You have an Azure VM that you stopped from the Azure portal. What is the billing state of this VM?
Stopping a VM from the portal does not always release compute resources.
Stopping a VM from the Azure portal stops the OS but does not deallocate the VM. Compute resources are still reserved and billed. To stop billing compute, the VM must be deallocated.
Which statement correctly describes the difference between the 'Stopped' and 'Deallocated' states of an Azure VM?
Think about resource reservation and billing implications.
'Stopped' means the VM is powered off but compute resources remain allocated and billed. 'Deallocated' means the VM is fully shut down and compute resources are released, stopping billing for compute.
You want to write an Azure CLI command to stop and deallocate a VM named 'webserver1' in resource group 'prod-rg'. Which command correctly achieves this?
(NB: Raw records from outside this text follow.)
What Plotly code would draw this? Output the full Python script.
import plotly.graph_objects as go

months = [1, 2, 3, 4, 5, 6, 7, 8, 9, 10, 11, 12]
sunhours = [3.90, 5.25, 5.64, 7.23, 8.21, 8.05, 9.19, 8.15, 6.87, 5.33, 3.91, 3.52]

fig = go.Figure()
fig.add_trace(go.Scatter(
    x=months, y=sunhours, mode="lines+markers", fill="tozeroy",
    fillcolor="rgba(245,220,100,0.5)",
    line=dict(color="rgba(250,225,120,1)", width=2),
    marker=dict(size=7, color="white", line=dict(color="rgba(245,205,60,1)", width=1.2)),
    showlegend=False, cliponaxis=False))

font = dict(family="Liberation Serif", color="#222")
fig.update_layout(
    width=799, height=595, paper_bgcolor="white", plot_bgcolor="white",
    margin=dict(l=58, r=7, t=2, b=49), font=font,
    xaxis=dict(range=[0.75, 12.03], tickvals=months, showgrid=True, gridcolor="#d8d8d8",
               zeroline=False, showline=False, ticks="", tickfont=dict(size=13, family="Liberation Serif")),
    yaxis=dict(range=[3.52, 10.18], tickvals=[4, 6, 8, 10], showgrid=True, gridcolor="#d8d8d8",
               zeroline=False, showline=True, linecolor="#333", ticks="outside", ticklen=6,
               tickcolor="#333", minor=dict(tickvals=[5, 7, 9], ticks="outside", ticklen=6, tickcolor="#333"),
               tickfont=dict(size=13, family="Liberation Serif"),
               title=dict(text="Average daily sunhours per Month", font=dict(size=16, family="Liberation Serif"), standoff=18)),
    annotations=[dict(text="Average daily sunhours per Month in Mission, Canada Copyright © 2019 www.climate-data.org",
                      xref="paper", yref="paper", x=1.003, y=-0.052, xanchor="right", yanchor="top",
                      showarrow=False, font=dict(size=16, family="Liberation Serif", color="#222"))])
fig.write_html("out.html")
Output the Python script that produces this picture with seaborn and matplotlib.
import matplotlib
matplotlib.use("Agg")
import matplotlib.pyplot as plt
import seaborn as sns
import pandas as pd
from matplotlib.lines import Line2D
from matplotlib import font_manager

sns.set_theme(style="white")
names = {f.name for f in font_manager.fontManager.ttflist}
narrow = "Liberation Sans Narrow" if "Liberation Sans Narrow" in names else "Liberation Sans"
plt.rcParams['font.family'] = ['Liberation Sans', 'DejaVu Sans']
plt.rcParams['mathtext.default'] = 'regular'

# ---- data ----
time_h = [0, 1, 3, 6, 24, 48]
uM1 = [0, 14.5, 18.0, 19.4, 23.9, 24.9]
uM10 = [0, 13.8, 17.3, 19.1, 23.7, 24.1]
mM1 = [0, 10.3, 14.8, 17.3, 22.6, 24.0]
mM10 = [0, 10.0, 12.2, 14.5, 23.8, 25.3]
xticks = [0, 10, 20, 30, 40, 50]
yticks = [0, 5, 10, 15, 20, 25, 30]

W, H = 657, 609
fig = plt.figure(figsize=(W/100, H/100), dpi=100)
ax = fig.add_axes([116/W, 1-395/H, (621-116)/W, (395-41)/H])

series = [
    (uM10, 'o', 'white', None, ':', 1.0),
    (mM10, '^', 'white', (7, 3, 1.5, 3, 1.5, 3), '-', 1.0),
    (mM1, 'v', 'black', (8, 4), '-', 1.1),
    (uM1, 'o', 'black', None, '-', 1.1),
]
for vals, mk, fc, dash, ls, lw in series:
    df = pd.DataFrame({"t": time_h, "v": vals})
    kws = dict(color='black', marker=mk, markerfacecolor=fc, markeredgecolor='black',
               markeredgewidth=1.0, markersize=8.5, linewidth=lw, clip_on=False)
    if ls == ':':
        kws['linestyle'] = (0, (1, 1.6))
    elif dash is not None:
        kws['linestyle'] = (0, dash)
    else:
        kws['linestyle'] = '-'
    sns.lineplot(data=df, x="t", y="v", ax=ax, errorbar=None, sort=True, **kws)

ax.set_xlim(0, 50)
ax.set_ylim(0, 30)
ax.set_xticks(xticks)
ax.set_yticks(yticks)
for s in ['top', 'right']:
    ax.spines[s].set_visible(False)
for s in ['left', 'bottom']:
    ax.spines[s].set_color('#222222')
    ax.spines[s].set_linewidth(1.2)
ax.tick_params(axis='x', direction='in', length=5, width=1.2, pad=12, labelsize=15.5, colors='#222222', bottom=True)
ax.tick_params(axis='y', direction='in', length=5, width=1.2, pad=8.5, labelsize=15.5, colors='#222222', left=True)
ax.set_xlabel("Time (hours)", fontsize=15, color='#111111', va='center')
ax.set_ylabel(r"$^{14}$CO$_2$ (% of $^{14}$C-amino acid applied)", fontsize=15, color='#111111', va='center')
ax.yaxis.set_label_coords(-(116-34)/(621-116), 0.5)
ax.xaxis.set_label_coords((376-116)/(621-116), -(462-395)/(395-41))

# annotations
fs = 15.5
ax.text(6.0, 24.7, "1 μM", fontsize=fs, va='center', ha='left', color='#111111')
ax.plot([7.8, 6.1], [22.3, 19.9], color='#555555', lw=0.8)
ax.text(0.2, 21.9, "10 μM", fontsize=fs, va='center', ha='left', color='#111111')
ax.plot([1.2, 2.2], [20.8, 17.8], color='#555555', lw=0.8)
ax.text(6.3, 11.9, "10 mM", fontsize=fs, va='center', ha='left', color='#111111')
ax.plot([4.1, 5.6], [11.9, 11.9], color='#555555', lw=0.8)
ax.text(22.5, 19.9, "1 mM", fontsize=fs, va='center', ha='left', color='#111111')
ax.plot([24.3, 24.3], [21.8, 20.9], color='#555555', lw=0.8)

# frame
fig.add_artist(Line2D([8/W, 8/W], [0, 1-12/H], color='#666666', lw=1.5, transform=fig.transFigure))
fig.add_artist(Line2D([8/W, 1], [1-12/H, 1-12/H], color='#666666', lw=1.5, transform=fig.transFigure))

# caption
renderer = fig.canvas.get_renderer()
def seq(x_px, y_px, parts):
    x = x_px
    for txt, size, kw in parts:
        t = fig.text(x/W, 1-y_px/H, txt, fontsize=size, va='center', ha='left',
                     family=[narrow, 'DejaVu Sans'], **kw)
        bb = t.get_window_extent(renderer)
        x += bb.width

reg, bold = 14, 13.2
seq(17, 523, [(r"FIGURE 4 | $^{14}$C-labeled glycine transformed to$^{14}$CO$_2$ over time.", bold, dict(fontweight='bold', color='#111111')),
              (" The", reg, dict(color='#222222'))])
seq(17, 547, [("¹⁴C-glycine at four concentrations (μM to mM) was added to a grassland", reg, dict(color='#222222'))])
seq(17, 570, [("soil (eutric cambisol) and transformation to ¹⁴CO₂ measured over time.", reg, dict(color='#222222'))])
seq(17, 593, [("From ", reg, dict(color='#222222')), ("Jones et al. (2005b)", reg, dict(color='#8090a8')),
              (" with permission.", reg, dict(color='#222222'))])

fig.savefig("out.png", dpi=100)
Stopping a VM does not deallocate it. Which command explicitly deallocates?
'az vm deallocate' stops the VM and releases compute resources, putting it in the deallocated state. 'az vm stop' only stops the VM but keeps compute allocated.
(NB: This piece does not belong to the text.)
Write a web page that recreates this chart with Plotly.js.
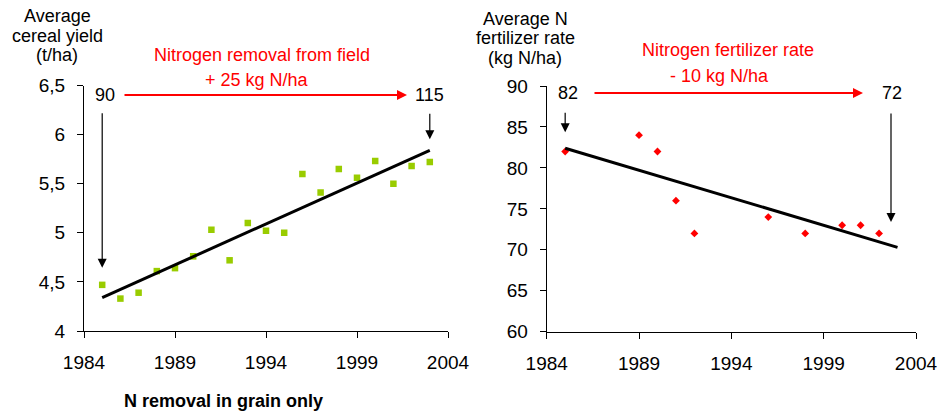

You have a development VM that is used only during business hours (9am-5pm). To minimize costs, which VM state management strategy is best?
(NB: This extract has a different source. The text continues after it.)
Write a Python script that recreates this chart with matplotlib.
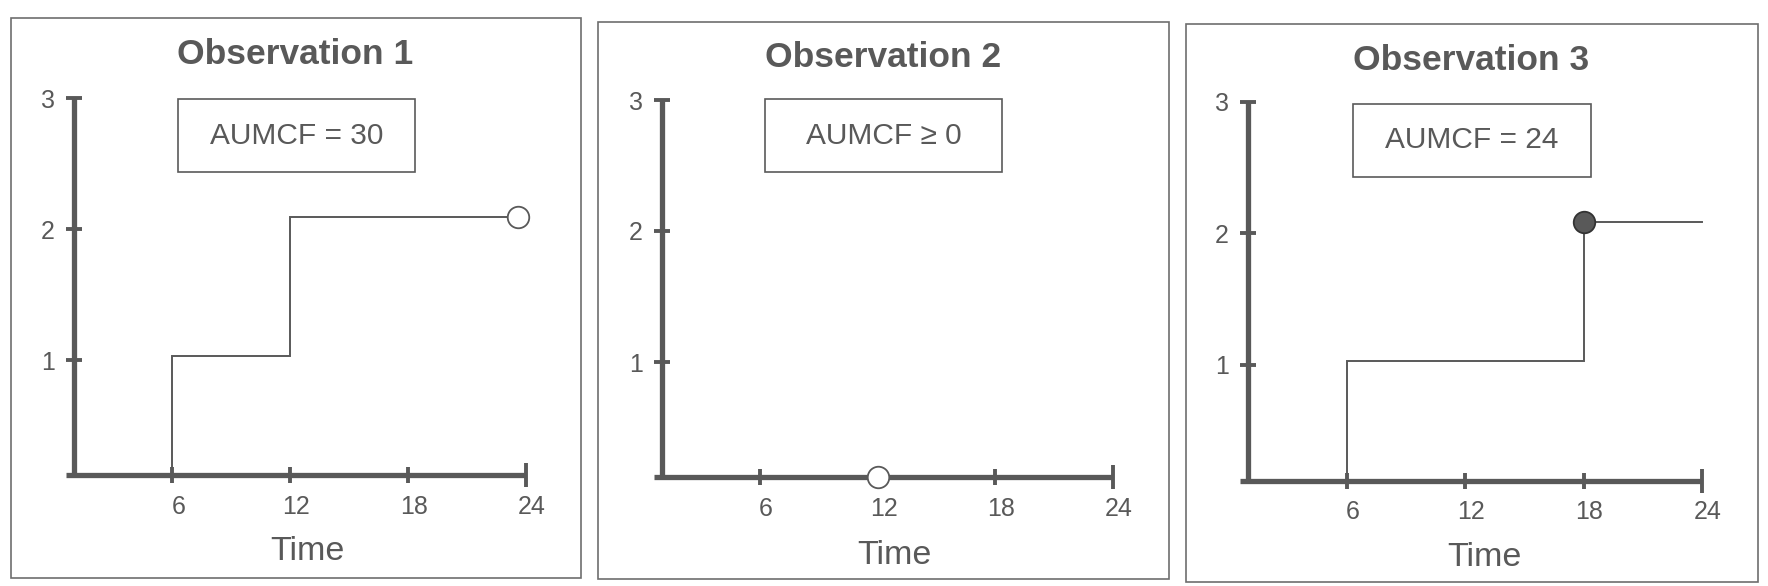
import matplotlib.pyplot as plt
from matplotlib.patches import Rectangle
from matplotlib.transforms import ScaledTranslation

plt.rcParams['font.family'] = ['Liberation Sans', 'DejaVu Sans']

GREY = '#595959'
W, H = 1768, 586

titles = ['Observation 1', 'Observation 2', 'Observation 3']
box_labels = ['AUMCF = 30', 'AUMCF \u2265 0', 'AUMCF = 24']
x_ticks = [6, 12, 18, 24]
y_ticks = [1, 2, 3]

# step paths of the cumulative count
step_x = [[6, 6, 12, 12, 23.6], [], [6, 6, 18, 18, 24]]
step_y = [[0.12, 1.03, 1.03, 2.09, 2.09], [], [0.12, 1.03, 1.03, 2.09, 2.09]]
# end-of-follow-up markers
mark_x = [23.6, 12, 18]
mark_y = [2.09, 0.12, 2.09]
mark_filled = [False, False, True]

# pixel layout of each panel (from top-left of the image)
x0s = [54.5, 642.4, 1228.4]       # pixel of time 0
sxs = [19.63, 19.6, 19.73]        # pixels per hour
y0s = [491, 493, 496.5]           # pixel of count 0
sys_ = [131, 131, 131.5]          # pixels per unit count
frames = [(11, 18, 581, 578), (598, 21.5, 1169, 579), (1185.7, 24, 1757.5, 582)]
boxes = [(177.8, 99.5, 415, 172), (764.7, 99.5, 1002, 172), (1352.5, 104.4, 1590.7, 176.6)]
title_pos = [(295, 55), (883, 57.5), (1471, 60)]
time_pos = [(307, 552), (894.5, 555), (1484.5, 558)]

XLIM = (-1, 26)
YLIM = (-0.6, 3.4)

fig = plt.figure(figsize=(W / 100, H / 100), dpi=100)
shift = ScaledTranslation(6 / 100, 0, fig.dpi_scale_trans)


def fx(px):
    return px / W


def fy(py):
    return 1 - py / H


for i in range(3):
    x0, sx, y0, sy = x0s[i], sxs[i], y0s[i], sys_[i]
    left = x0 + sx * XLIM[0]
    right = x0 + sx * XLIM[1]
    top = y0 - sy * YLIM[1]
    bottom = y0 - sy * YLIM[0]
    ax = fig.add_axes([fx(left), fy(bottom), fx(right - left), (bottom - top) / H])
    ax.set_xlim(*XLIM)
    ax.set_ylim(*YLIM)
    ax.patch.set_alpha(0)

    for s in ['top', 'right']:
        ax.spines[s].set_visible(False)
    ax.spines['left'].set_position(('data', 1))
    ax.spines['bottom'].set_position(('data', 0.12))
    ax.spines['left'].set_bounds(0.12, 3)
    ax.spines['bottom'].set_bounds(0.6, 24)
    for s in ['left', 'bottom']:
        ax.spines[s].set_linewidth(3.8)
        ax.spines[s].set_color(GREY)
        ax.spines[s].set_capstyle('butt')

    ax.set_xticks(x_ticks)
    ax.set_yticks(y_ticks)
    ax.tick_params(direction='inout', length=12, width=2.8, color=GREY,
                   labelcolor=GREY, labelsize=18)
    ax.tick_params(axis='x', pad=8)
    ax.tick_params(axis='y', pad=8)
    ax.xaxis.get_major_ticks()[-1].tick1line.set_markersize(17)
    for lab in ax.get_xticklabels():
        lab.set_transform(lab.get_transform() + shift)

    if step_x[i]:
        ax.plot(step_x[i], step_y[i], color=GREY, lw=1.4, solid_joinstyle='miter')
    ax.plot(mark_x[i], mark_y[i], 'o', ms=15.5,
            mfc=GREY if mark_filled[i] else 'white',
            mec='#333333' if mark_filled[i] else GREY, mew=1.3,
            zorder=5, clip_on=False)

    # panel frame
    l, t, r, b = frames[i]
    fig.patches.append(Rectangle((fx(l), fy(b)), fx(r - l), (b - t) / H,
                                 transform=fig.transFigure, fill=False,
                                 ec='#6e6e6e', lw=1.2))
    # AUMCF box
    l, t, r, b = boxes[i]
    fig.patches.append(Rectangle((fx(l), fy(b)), fx(r - l), (b - t) / H,
                                 transform=fig.transFigure, fill=False,
                                 ec='#5a5a5a', lw=1.2))
    fig.text(fx((l + r) / 2), fy((t + b) / 2), box_labels[i], ha='center',
             va='center', fontsize=21.5, color=GREY)

    fig.text(fx(title_pos[i][0]), fy(title_pos[i][1]), titles[i], ha='center',
             va='center', fontsize=25.5, fontweight='bold', color=GREY)
    fig.text(fx(time_pos[i][0]), fy(time_pos[i][1]), 'Time', ha='center',
             va='center', fontsize=24.5, color=GREY)

fig.savefig('out.png', dpi=100, facecolor='white')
Consider which state stops billing for compute resources.
Deallocating the VM releases compute resources and stops billing for compute. Stopping the VM without deallocation still incurs compute charges. Deleting and recreating is inefficient and slow.
Which VM state provides the highest security assurance that the VM is not accessible over the network and cannot be accidentally started?
Think about network accessibility and resource allocation.
A VM in the 'Stopped (deallocated)' state has its compute resources released, is not running, and is not accessible over the network. This state prevents accidental start and network exposure. 'Stopped (allocated)' VMs may still have network interfaces active.